Signal
In September 2025, J. William DeMarco published a sharp analysis in War on the Rocks, showing how adversaries weaponise John Boyd’s OODA loop (Observe, Orient, Decide, Act) to fracture cognition at scale. Often misread as a speed tool, the OODA loop hinges on orientation: the internal process by which individuals and systems filter reality, shape perception, and trigger action. This is now the primary target. Using deepfakes, algorithmic disinformation, and psychological operations, adversaries aim not to persuade but to paralyse. By flooding the environment with distorted signals, they degrade shared sensemaking and stall adaptation.

The result is a new form of warfare. It unfolds not in terrain or cyberspace, but within minds, institutions, and societies. AI-generated content and engagement-driven platforms enable these attacks to scale, exploiting weaknesses in cognition and trust. As truth becomes contested, decision-making collapses under uncertainty.

Why it matters
The battle for orientation is a fight for internal coherence.
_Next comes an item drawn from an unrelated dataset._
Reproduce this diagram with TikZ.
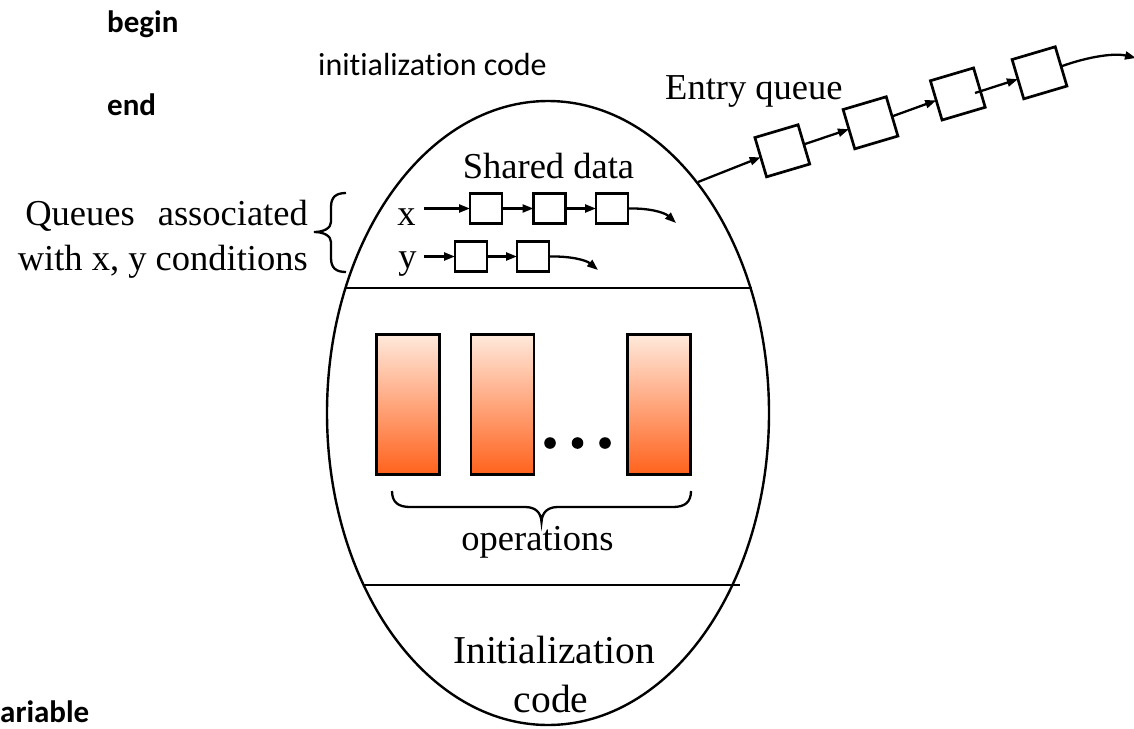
\documentclass[tikz,border=0pt]{standalone}
\usepackage{fontspec}
\setmainfont{Liberation Serif}
\newfontfamily\calibrifont[Ligatures=NoCommon]{Carlito}
\usetikzlibrary{shapes.geometric,arrows.meta,calc}
\definecolor{optop}{RGB}{255,233,220}
\definecolor{opbot}{RGB}{255,98,28}
\begin{document}
\begin{tikzpicture}[x=1pt,y=-1pt,
  serif/.style={font=\fontsize{36.5}{44}\selectfont, inner sep=0pt},
  bigserif/.style={font=\fontsize{39.5}{48}\selectfont, inner sep=0pt},
  calr/.style={font=\calibrifont\fontsize{32}{38}\selectfont, inner sep=0pt},
  calb/.style={font=\calibrifont\bfseries\fontsize{31}{37}\selectfont, inner sep=0pt},
  qbox/.style={draw, line width=2.7pt, minimum width=32pt, minimum height=30pt, inner sep=0pt, outer sep=0pt},
  ebox/.style={draw, line width=2.7pt, minimum width=45pt, minimum height=41pt, inner sep=0pt, outer sep=0pt, rotate=16.5},
  opbox/.style={draw, line width=2.6pt, minimum width=63pt, minimum height=140pt, inner sep=0pt, top color=optop, bottom color=opbot},
  arr/.style={line width=2.3pt, -{Triangle[length=11pt,width=8pt]}},
  chord/.style={line width=2.9pt},
  brc/.style={line width=2.3pt}
]
\useasboundingbox (0,0) rectangle (1134,728);
\clip (0,0) rectangle (1134,728);

% Calibri texts
\node[calb, anchor=base west] (begin) at (107,32) {begin};
\node[calr, anchor=base west] (initc) at (318,75) {initialization code};
\node[calb, anchor=base west] (endt) at (107,115) {end};
\node[calb, anchor=base west] (var) at (0,722) {ariable};

% monitor ellipse
\node[ellipse, draw, line width=2.4pt, minimum width=442pt, minimum height=624pt, inner sep=0pt] (mon) at (548,413) {};
\draw[chord] (345,288) -- (752,288);
\draw[chord] (363,585) -- (740,585);

% shared data
\node[serif, anchor=base] (shared) at (548.5,178) {Shared data};

% x queue
\node[serif, anchor=base] (xl) at (406.5,225) {x};
\coordinate (xs) at (424,208.5);
\node[qbox] (x1) at (486,208.5) {};
\node[qbox] (x2) at (549.5,208.5) {};
\node[qbox] (x3) at (612,208.5) {};
\coordinate (xe) at (676,223);
\draw[arr] (xs) -- (x1.west);
\draw[arr] (x1.east) -- (x2.west);
\draw[arr] (x2.east) -- (x3.west);
\draw[arr] (x3.east) .. controls (648,208) and (664,212) .. (xe);

% y queue
\node[serif, anchor=base] (yl) at (407.5,268) {y};
\coordinate (ys) at (424,256.5);
\node[qbox] (y1) at (471,256.5) {};
\node[qbox] (y2) at (533,256.5) {};
\coordinate (ye) at (598,270);
\draw[arr] (ys) -- (y1.west);
\draw[arr] (y1.east) -- (y2.west);
\draw[arr] (y2.east) .. controls (570,256) and (586,260) .. (ye);

% queue label and brace
\node[serif, anchor=base east] (q1) at (308,225) {Queues\hspace{23pt}associated};
\node[serif, anchor=base east] (q2) at (308,270) {with x, y conditions};
\draw[brc] (346,193) .. controls (336,193) and (331,197) .. (331,207) -- (331,222)
  .. controls (331,228) and (324,232) .. (314,232)
  .. controls (324,232) and (331,236) .. (331,242) -- (331,258)
  .. controls (331,268) and (336,272) .. (346,272);

% entry queue
\node[serif, anchor=base west] (entry) at (665,99) {Entry queue};
\node[ebox] (e1) at (782.3,150.8) {};
\node[ebox] (e2) at (870.5,122.8) {};
\node[ebox] (e3) at (957.8,94) {};
\node[ebox] (e4) at (1039.5,72.8) {};
\coordinate (e3in) at (975,93);
\coordinate (eout) at (1136,58);
\draw[arr] (mon.57.6) -- (e1.west);
\draw[arr] (e1.east) -- (e2.west);
\draw[arr] (e2.east) -- (e3.west);
\draw[arr] (e3in) -- (e4.west);
\draw[arr] (e4.east) .. controls (1090,56) and (1115,53) .. (eout);

% operations
\node[opbox] (o1) at (408,404.5) {};
\node[opbox] (o2) at (502.5,404.5) {};
\node[opbox] (o3) at (659,404.5) {};
\fill (550,443) circle (5.8);
\fill (577.5,443) circle (5.8);
\fill (605,443) circle (5.8);
\draw[brc] (392,491) .. controls (392,502) and (398,507) .. (410,507) -- (525,507)
  .. controls (535,507) and (541,512) .. (541.5,522)
  .. controls (542,512) and (548,507) .. (558,507) -- (673,507)
  .. controls (685,507) and (691,502) .. (691,491);
\node[serif, anchor=base] (ops) at (537.5,550) {operations};

% initialization code
\node[bigserif, anchor=base] (ini1) at (554,663) {Initialization};
\node[bigserif, anchor=base] (ini2) at (551,712) {code};
\end{tikzpicture}
\end{document}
Democracies, built on open discourse, are vulnerable to reflexive control, adversaries feeding assumptions to predetermine actions. To counter this, orientation must become a design priority across education, command structures, and technology.

Key interventions:

  • Education Reform: Embed cognitive bias training and decision frameworks.

  • Adaptive Command: Decentralised structures that function under cognitive stress.

  • Narrative Resilience: Shared values that can flex under pressure.

  • AI Safeguards: Tools to detect manipulation and preserve information integrity.

Boyd’s loop, once a tool for fighter pilots, is now a lens for decoding adversary strategy.

Strategic takeaway
Adversaries aren’t just attacking data flows. They’re targeting how we think. Winning requires cognitive systems that adapt under pressure, not collapse into paralysis.

Investor Implications
Capital will flow into firms building tools for information integrity, adversarial content detection, and secure communication. Palantir (NYSE: PLTR), Microsoft (NASDAQ: MSFT), and Google (NASDAQ: GOOGL) are expanding AI safeguards for narrative resilience. Cyber-intelligence firms like Recorded Future and CrowdStrike (NASDAQ: CRWD) are adding cognitive warfare modules into threat platforms. Defence contractors including BAE Systems (LSE: BA.) are funding R&D into psychological operations countermeasures. Education and training firms delivering bias and resilience programmes particularly those with government partnerships may emerge as critical actors in this space. Investors should expect growth in the “cognitive security” vertical ahead of the 2026 election cycle.

Watchpoints

  • 20–24 October 2025 → NATO Innovation Week, Berlin. Focus: hybrid and cognitive threats.

  • Q4 2025 → EU Strategic Compass review. Cognitive security likely to be prioritised.

  • Ongoing → AI moderation tools ramping ahead of 2026 elections in allied democracies.

Tactical Lexicon - Orientation

The OODA loop phase where perception becomes structured understanding.

  • Why it matters:

    • Determines how decisions are formed under pressure.

    • Now the primary target in cognitive warfare.

  • Relevance here:

    • Orientation resilience is critical to democratic adaptability.

The signal is the high ground. Hold it.